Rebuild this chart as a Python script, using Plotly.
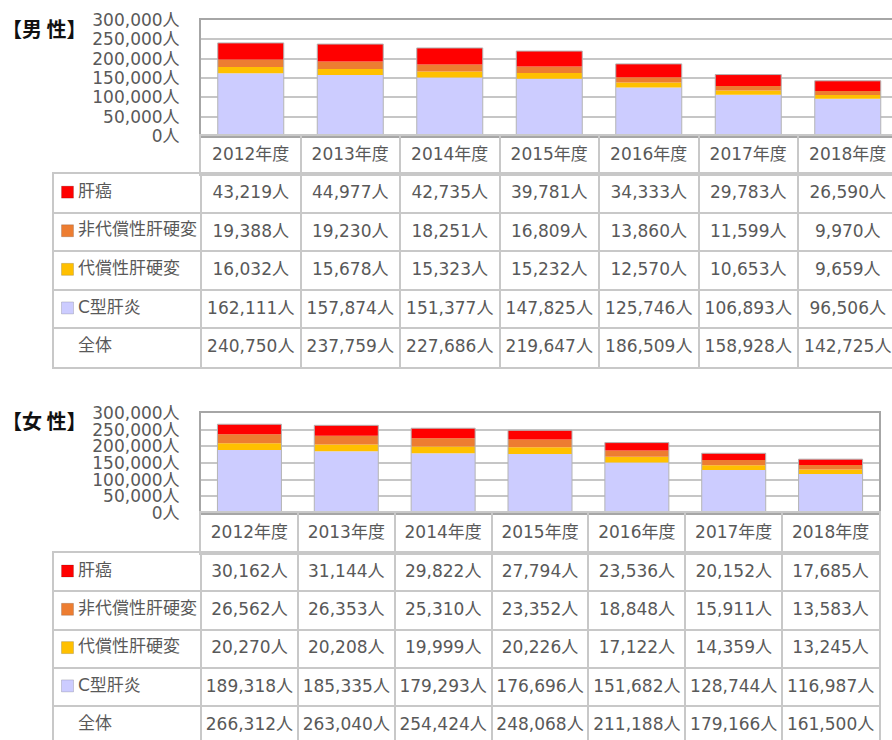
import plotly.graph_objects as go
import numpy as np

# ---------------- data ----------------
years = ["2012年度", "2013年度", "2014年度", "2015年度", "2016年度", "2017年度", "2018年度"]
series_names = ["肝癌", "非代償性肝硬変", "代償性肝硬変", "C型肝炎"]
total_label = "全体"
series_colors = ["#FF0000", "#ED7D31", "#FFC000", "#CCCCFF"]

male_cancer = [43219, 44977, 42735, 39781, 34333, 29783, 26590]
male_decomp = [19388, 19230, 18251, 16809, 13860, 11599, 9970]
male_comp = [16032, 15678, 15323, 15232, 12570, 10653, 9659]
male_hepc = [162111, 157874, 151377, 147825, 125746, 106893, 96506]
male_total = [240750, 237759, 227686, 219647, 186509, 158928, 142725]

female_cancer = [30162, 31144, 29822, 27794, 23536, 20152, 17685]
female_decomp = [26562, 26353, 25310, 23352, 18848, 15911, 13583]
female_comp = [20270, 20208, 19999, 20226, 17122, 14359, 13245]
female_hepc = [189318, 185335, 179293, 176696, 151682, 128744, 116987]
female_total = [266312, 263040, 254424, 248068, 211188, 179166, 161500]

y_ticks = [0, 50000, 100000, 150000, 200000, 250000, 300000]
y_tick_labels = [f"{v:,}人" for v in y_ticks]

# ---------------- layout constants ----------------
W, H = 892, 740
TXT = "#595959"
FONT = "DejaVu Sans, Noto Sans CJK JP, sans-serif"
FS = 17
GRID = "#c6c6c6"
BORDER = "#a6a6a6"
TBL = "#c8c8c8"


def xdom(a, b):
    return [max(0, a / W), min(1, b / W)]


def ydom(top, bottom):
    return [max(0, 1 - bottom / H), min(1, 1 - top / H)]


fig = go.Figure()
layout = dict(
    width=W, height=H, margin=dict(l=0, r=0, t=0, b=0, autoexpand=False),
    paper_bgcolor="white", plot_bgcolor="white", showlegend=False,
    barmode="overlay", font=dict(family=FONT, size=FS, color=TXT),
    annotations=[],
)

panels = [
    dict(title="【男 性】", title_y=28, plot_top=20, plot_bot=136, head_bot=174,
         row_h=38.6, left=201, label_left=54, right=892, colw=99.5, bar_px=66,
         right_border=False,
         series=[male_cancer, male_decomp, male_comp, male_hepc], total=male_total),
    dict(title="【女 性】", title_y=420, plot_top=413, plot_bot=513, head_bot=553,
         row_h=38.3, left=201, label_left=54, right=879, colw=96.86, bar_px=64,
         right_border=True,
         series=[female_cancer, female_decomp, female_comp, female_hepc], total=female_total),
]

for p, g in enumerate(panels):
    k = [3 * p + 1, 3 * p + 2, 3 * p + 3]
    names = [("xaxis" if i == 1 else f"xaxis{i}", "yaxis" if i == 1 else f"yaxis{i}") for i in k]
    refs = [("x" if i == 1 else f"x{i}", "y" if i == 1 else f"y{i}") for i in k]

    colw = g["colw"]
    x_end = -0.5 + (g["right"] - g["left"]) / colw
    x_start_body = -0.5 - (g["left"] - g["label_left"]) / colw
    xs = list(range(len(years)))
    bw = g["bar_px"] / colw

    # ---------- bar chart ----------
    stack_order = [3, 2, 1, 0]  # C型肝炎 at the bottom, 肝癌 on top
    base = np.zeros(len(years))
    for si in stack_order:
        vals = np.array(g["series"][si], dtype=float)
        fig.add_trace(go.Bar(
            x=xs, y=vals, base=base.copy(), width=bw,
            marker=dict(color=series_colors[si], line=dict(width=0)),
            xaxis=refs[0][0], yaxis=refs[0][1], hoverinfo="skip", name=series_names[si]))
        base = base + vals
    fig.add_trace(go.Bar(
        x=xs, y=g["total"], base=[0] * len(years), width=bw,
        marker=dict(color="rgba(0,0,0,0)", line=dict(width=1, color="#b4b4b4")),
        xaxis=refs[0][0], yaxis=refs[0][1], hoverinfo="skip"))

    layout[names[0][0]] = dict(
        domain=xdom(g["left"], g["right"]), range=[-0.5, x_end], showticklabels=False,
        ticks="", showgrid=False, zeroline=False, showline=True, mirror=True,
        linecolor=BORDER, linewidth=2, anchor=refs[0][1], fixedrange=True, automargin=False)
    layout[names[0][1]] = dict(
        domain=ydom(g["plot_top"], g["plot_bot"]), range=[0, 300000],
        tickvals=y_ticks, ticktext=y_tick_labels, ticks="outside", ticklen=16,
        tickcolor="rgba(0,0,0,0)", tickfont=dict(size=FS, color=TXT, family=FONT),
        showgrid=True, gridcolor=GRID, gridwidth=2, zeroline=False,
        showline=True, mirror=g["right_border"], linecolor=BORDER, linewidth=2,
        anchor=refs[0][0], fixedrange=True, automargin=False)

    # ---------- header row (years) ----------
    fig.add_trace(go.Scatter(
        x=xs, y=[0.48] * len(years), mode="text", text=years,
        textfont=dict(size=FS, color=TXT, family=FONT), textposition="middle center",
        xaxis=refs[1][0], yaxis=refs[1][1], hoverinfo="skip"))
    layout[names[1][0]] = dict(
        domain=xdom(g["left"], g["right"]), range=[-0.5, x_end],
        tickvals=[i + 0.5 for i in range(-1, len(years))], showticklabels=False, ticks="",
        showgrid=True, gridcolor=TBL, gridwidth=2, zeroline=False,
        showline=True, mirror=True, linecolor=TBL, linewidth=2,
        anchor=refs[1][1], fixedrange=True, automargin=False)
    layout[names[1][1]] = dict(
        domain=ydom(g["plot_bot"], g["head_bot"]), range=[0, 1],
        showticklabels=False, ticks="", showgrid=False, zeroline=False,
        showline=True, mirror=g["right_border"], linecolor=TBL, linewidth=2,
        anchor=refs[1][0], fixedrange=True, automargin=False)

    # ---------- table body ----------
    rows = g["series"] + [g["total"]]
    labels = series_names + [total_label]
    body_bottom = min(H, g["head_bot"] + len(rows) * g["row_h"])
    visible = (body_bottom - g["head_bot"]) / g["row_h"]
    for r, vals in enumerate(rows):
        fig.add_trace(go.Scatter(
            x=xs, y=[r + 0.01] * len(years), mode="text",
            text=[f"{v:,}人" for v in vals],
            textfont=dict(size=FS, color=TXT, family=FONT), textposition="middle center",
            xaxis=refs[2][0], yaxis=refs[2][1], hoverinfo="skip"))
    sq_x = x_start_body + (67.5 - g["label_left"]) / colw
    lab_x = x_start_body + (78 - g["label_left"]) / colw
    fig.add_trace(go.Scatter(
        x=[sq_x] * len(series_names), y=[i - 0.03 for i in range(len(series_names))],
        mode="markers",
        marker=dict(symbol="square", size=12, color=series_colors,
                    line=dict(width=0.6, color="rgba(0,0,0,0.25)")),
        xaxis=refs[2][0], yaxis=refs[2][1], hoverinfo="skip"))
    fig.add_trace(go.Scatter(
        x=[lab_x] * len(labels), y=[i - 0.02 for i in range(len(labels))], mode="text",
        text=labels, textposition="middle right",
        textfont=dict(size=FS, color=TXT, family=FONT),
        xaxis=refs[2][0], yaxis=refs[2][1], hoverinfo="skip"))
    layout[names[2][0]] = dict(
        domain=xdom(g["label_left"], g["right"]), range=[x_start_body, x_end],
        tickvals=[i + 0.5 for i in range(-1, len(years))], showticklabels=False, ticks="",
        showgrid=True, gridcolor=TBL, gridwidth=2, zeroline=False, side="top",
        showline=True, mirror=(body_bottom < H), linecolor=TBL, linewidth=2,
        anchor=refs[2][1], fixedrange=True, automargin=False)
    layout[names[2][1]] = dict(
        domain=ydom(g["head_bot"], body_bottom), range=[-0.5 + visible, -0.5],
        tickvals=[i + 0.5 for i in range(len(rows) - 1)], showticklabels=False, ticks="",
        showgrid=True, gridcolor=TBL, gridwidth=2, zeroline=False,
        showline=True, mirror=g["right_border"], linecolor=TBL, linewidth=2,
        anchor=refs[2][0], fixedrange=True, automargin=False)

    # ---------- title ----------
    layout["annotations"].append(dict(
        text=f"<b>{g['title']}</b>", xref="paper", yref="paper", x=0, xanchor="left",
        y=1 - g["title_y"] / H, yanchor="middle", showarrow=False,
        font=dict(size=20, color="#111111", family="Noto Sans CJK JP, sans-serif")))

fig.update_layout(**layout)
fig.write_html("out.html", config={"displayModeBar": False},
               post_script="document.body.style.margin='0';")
*-*-*
▶ **Exercise instructions**
Return every line containing "chart".

▶ **Reply**
Rebuild this chart as a Python script, using Plotly.
    # ---------- bar chart ----------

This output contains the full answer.